The mold’s dimensions and shape can affect how much the casting shrinks. The mold’s design must provide proper solidification without unnecessary surface defects caused by shrinkage.

Casting Methods

The casting methods used, like sand casting, investment casting, or die casting, can all have a direct effect on shrinkage. The cooling and solidification processes are affected by a unique set of conditions and parameters for each method.

Stress and Contraction

Internal metal stress and contraction are caused by phase transitions during solidification. These all lead to total shrinkage. Control and well-constructed structures can help reduce these effects.

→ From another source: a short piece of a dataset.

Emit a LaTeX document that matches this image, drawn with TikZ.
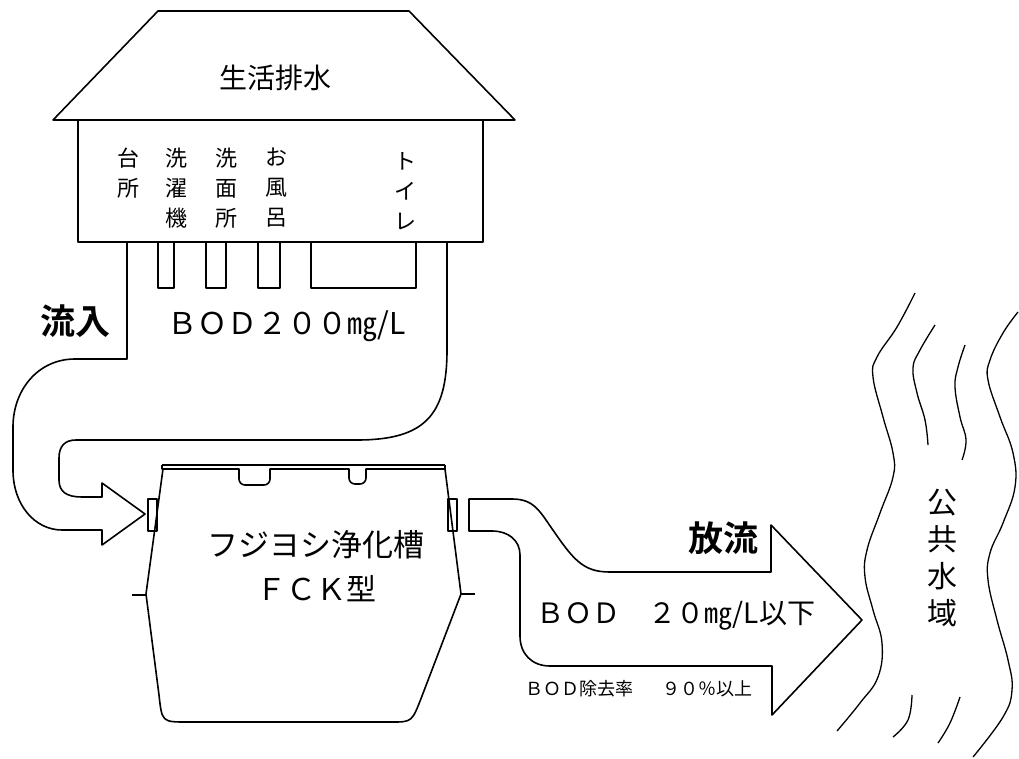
\documentclass[tikz,border=0pt]{standalone}
\usepackage{fontspec}
\newfontfamily\jp{Noto Sans CJK JP}
\newfontfamily\jpb{Noto Sans CJK JP Bold}
\begin{document}
\begin{tikzpicture}[x=1pt,y=-1pt,line width=1.6pt,line join=round,
  txt/.style={inner sep=0pt,font=\jp},
  col/.style={inner sep=0pt,anchor=north,align=center,font=\jp\fontsize{22}{30}\selectfont},
  thinline/.style={line width=1.2pt},
  river/.style={line width=1.3pt}]
\useasboundingbox (0,0) rectangle (1019,759);

% house: roof and walls
\draw (53,120) -- (158,11) -- (409,11) -- (515,120) -- cycle;
\draw (78,120) -- (78,242) -- (483,242) -- (483,120);
\node[txt,font=\jp\fontsize{28}{28}\selectfont] (title) at (275,78) {生活排水};

% drain sources inside the house
\node[col] (kitchen) at (128,147) {台\\所};
\node[col] (laundry) at (176,147) {洗\\濯\\機};
\node[col] (washroom) at (226,147) {洗\\面\\所};
\node[col] (bath) at (276,147) {お\\風\\呂};
\node[col] (toilet) at (405,152) {ト\\イ\\レ};

% drain stubs under the house
\draw (158,242) rectangle (174,288);
\draw (206,242) rectangle (226,288);
\draw (258,242) rectangle (280,288);
\draw (311,242) rectangle (416,288);

% inflow pipe ending in an arrow
\draw (127,242) -- (127,359) -- (75,359)
  .. controls (38,359) and (13,390) .. (13,427) -- (13,470)
  .. controls (13,505) and (35,530) .. (62,530) -- (102,530) -- (102,545)
  -- (145,514) -- (102,483) -- (102,497) -- (82,497)
  .. controls (67,497) and (59,492) .. (59,480) -- (59,458)
  .. controls (59,446) and (65,440) .. (76,440) -- (357,440)
  .. controls (425,440) and (447,415) .. (447,350) -- (447,242);
\node[txt,font=\jpb\fontsize{35}{35}\selectfont] (inflow) at (75,321) {流入};
\node[txt,font=\jp\fontsize{30}{30}\selectfont] (bodin) at (287,326) {ＢＯＤ２００㎎/L};

% treatment tank: lid with two notches, inlet/outlet flanges, body
\draw (162,465) -- (445,465);
\draw (162,465) -- (162,469) -- (239,469) [rounded corners=6] -- (239,485) -- (270,485)
  [sharp corners] -- (270,469) -- (349,469) [rounded corners=6] -- (349,484) -- (366,484)
  [sharp corners] -- (366,469) -- (445,469) -- (445,465);
\draw[thinline] (148,499) rectangle (157,531);
\draw[thinline] (448,499) rectangle (457,531);
\draw (163,469) -- (146,594) -- (159,695)
  .. controls (162,722) and (162,722) .. (187,722) -- (392,722)
  .. controls (412,722) and (412,722) .. (422,696) -- (461,594) -- (445,469);
\draw[thinline] (132,595) -- (146,595);
\draw[thinline] (461,594) -- (475,594);
\node[txt,font=\jp\fontsize{31}{31}\selectfont] (tank) at (316,545) {フジヨシ浄化槽};
\node[txt,font=\jp\fontsize{30}{30}\selectfont] (model) at (316,589) {ＦＣＫ型};

% discharge arrow
\draw (469,499) -- (512,499)
  .. controls (535,499) and (540,512) .. (555,533)
  .. controls (575,562) and (585,572) .. (610,572)
  -- (771,572) -- (771,525) -- (862,620) -- (772,715) -- (772,666) -- (550,666)
  .. controls (532,666) and (520,654) .. (520,636) -- (520,555)
  .. controls (520,540) and (508,531) .. (492,531) -- (469,531) -- cycle;
\node[txt,font=\jpb\fontsize{35}{35}\selectfont] (outflow) at (723,538) {放流};
\node[txt,font=\jp\fontsize{28}{28}\selectfont] (bodout) at (676,616) {ＢＯＤ　２０㎎/L以下};
\node[txt,font=\jp\fontsize{18}{18}\selectfont] (removal) at (639,689) {ＢＯＤ除去率　\hspace{0.6em}９０％以上};

% receiving water
\draw[river] plot[smooth,tension=0.7] coordinates {(915,293) (897,327) (877,357) (873,377) (883,417) (893,453) (893,477) (880,513) (867,550) (865,577) (873,610) (882,643) (878,677) (860,703) (837,731)};
\draw[river] plot[smooth,tension=0.7] coordinates {(935,325) (920,350) (913,368) (917,393) (925,420) (928,445)};
\draw[river] plot[smooth,tension=0.7] coordinates {(965,345) (958,367) (955,387) (960,417) (966,440) (962,460)};
\draw[river] plot[smooth,tension=0.7] coordinates {(1018,312) (1003,333) (990,360) (988,380) (1000,417) (1013,453) (1015,487) (1003,523) (990,553) (988,580) (997,620) (1008,660) (1012,690) (1003,717) (973,757)};
\draw[river] plot[smooth,tension=0.7] coordinates {(912,695) (908,720) (893,737)};
\draw[river] plot[smooth,tension=0.7] coordinates {(960,697) (950,723) (938,743)};
\node[col,font=\jp\fontsize{30}{37}\selectfont] (water) at (942,488) {公\\共\\水\\域};
\end{tikzpicture}
\end{document}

How to Mitigate Shrinkage in Cast Metal?

Mitigating shrinkage in metal casting is vital to manufacturing high-quality and geometrically precise components. The following are useful strategies for reducing shrinkage in cast metal:

Shrinkage Allowance

• Understanding Shrinkage Allowance: Add a shrinkage allowance in the casting design. This means carefully oversizing the casting design to compensate for expected shrinkage during the process of solidification
• Accurate Calculation: Calculate the correct shrinkage allowance for the provided metal alloy, casting technique, and component dimensions. To improve your shrinkage allowance, review material data sheets, industry standards, and trials.

Risers and Feeders

• Improve the Riser Design: Add necessary risers to the casting layout. Risers serve as molten metal reservoirs. They ensure a constant supply to make up for shrinkage. Make sure risers are positioned properly and that their size fits with the geometry of the casting.

Control the cooling rate

• Controlled Cooling: During the casting process, adjust the rate of cooling to the behavior of directional solidification. Slower cooling rates can reduce shrinkage. To control the cooling rate and reduce total shrinkage, consider insulation, mold material, and preheating.

Simulation and Modeling

• Use software for casting simulation: Use computer-aided engineering (CAE) techniques to simulate and model casting processes. With the help of these tools, solidification performance and shrinkage patterns can be easily predicted. These tools enable design and process parameter changes before actual production.

Ensuring Quality

• Tight Inspection: Use strict quality control procedures, such as:
• Visual examination
• Dimension checks
• Non-destructive testing (ultrasonic or x-ray inspection)

Discover and remove castings that show considerable shrinkage or other related surface defects.

Conclusion

Knowing and controlling shrinkage factors is essential to achieving dimensional precision in cast metal components and avoiding flaws such as:

• Shrinkage cavities
• Porosity
• Warping

Various factors affect the shrinkage behavior, including:

• The alloy composition
• Cooling rate
• Casting method
• Mold design

Engineers and metallurgists improve the casting process and create superior metal castings by combining theoretical knowledge, practical expertise, and modern modeling strategies.